WHAT THE TASK ASKS: Go through the listing and return every line with "matplotlib" in it.
▽
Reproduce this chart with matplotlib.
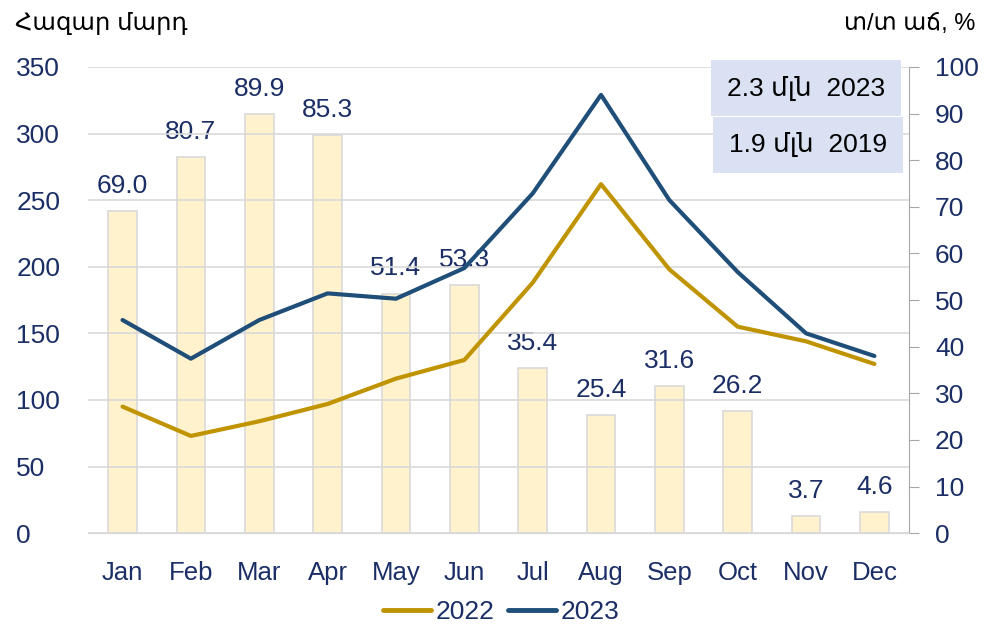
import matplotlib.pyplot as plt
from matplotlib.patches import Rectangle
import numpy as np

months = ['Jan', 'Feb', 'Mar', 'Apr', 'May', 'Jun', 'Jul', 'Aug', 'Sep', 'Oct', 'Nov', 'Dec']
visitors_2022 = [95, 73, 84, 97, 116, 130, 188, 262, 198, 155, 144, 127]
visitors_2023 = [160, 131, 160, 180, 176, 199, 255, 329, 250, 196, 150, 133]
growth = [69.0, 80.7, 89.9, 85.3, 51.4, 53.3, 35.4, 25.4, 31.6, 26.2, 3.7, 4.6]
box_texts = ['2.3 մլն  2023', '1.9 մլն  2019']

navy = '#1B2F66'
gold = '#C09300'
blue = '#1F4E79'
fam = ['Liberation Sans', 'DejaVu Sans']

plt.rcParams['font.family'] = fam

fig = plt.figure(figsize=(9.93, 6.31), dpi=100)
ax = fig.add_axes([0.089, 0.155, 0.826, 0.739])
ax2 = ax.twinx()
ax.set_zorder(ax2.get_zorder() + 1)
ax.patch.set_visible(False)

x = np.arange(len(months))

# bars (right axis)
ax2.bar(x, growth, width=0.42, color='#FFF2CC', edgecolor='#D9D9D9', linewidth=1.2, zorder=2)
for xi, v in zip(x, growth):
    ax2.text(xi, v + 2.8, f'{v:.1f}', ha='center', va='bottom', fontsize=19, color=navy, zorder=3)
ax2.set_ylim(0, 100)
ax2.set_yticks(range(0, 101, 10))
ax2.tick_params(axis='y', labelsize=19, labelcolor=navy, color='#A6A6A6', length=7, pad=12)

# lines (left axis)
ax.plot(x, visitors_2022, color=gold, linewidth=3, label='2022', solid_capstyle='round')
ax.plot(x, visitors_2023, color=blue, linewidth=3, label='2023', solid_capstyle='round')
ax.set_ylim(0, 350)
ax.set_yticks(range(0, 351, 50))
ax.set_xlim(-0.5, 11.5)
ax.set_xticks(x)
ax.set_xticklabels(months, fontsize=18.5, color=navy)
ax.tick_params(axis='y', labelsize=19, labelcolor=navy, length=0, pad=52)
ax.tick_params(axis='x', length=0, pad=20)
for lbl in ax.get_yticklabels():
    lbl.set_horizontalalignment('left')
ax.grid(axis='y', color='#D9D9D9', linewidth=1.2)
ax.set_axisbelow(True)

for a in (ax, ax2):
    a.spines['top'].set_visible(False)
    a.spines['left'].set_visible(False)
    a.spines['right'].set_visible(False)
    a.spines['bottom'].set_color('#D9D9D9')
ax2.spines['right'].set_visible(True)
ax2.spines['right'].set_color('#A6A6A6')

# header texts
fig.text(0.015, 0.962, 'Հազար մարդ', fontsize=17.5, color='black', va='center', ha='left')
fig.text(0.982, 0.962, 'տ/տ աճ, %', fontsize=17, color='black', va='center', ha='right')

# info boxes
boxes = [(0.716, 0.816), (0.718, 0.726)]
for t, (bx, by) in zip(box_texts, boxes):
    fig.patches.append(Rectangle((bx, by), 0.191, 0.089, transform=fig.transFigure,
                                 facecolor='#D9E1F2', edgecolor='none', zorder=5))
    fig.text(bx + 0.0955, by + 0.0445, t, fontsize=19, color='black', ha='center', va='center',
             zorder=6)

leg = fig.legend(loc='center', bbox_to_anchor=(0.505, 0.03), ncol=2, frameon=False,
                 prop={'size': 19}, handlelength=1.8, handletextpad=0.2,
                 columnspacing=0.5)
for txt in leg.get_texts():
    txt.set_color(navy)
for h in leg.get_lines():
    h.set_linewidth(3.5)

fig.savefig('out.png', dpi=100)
△
▽
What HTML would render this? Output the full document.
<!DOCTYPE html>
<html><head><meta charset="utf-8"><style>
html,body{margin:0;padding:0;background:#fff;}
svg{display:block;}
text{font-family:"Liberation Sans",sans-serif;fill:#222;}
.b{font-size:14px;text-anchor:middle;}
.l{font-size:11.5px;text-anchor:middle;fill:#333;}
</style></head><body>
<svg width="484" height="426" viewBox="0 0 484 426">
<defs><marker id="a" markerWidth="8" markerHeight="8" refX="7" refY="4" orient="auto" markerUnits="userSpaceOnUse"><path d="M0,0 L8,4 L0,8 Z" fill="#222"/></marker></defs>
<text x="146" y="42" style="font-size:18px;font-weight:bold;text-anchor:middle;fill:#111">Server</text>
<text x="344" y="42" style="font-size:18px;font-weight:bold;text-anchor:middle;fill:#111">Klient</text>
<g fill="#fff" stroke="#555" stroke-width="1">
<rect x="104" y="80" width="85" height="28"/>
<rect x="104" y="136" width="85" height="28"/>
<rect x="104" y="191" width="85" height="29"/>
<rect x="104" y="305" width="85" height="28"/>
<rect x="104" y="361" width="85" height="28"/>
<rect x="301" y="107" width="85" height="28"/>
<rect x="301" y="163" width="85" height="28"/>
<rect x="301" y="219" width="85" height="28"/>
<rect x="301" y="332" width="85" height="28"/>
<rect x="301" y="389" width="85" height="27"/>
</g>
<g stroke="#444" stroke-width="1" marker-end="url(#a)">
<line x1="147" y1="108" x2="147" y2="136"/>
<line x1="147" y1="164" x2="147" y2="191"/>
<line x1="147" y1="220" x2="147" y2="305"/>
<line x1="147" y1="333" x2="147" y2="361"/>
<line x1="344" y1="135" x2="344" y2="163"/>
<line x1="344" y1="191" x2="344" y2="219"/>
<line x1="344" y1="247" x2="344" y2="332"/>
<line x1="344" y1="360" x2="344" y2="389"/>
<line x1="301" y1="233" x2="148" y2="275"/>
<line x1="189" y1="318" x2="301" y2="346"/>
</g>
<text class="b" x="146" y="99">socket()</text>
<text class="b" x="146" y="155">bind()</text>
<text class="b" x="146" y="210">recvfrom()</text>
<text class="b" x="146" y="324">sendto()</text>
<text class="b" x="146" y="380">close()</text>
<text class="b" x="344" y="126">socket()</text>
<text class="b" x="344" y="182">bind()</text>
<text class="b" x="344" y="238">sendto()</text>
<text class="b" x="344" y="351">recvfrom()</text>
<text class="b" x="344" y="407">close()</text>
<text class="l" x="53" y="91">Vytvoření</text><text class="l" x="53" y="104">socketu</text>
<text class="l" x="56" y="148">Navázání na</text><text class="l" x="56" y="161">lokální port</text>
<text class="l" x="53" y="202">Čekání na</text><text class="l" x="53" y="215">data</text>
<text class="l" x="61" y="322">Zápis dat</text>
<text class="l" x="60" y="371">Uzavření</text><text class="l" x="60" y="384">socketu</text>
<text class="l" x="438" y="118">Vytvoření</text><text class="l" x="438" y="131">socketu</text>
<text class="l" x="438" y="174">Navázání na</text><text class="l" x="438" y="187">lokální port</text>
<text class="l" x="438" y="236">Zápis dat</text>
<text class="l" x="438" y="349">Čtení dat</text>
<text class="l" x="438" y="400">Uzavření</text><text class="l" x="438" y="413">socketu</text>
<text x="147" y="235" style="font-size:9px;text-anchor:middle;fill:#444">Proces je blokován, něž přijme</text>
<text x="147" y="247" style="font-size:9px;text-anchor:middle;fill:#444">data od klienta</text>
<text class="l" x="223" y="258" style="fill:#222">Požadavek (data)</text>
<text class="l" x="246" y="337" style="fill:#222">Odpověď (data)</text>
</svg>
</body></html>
△
▽
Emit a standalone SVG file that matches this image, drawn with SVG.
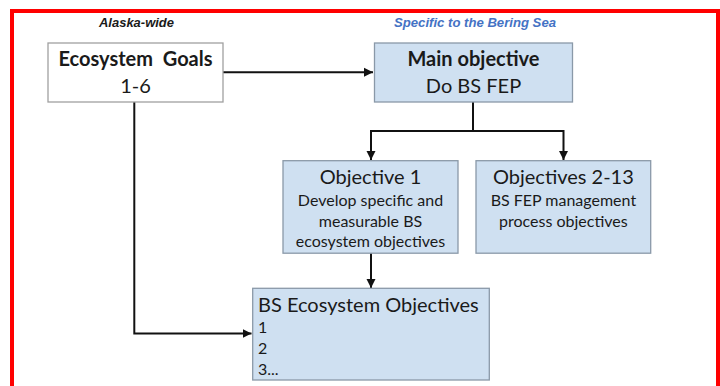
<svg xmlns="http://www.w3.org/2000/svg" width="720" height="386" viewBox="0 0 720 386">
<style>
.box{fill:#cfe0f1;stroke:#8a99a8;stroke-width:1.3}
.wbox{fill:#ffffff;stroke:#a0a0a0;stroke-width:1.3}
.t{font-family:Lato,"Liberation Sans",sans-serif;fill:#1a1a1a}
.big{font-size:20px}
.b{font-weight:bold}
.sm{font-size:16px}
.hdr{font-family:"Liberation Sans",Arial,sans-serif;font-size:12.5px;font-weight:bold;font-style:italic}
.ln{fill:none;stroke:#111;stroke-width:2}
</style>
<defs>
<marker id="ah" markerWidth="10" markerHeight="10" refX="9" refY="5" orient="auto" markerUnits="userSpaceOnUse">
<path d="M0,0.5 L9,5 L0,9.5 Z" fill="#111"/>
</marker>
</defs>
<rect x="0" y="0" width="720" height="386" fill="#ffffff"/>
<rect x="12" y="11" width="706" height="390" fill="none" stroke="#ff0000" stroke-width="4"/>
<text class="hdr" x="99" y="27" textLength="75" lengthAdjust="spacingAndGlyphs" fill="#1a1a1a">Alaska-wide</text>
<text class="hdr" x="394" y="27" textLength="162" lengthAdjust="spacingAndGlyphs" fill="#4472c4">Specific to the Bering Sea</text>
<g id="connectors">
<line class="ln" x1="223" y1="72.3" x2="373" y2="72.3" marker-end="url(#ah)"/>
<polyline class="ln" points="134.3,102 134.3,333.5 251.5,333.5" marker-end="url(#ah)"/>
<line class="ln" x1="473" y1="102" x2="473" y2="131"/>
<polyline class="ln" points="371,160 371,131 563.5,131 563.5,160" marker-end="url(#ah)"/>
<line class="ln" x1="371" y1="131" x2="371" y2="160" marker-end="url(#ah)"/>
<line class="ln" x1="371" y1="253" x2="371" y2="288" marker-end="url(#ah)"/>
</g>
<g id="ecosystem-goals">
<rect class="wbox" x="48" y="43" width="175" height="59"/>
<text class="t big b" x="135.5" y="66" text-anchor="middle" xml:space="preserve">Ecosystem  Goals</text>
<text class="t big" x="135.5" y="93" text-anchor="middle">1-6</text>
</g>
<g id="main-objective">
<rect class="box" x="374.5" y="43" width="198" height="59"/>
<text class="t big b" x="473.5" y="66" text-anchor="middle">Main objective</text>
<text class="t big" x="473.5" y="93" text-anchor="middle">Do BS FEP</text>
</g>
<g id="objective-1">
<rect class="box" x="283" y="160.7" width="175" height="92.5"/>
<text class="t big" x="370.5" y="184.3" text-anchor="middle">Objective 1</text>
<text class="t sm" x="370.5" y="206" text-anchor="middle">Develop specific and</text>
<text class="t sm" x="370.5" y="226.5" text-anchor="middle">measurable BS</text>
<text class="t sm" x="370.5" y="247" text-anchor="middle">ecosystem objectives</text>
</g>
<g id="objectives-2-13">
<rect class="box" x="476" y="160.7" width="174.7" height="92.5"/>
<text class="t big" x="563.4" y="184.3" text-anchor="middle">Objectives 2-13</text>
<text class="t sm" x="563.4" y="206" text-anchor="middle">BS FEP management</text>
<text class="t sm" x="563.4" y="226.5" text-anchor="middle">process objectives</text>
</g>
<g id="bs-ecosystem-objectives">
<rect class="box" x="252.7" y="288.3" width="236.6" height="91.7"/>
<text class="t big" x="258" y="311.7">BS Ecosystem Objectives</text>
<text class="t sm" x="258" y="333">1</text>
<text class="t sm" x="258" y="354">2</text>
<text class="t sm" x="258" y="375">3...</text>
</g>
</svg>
△
TASK RESULT:
Reproduce this chart with matplotlib.
import matplotlib.pyplot as plt
from matplotlib.patches import Rectangle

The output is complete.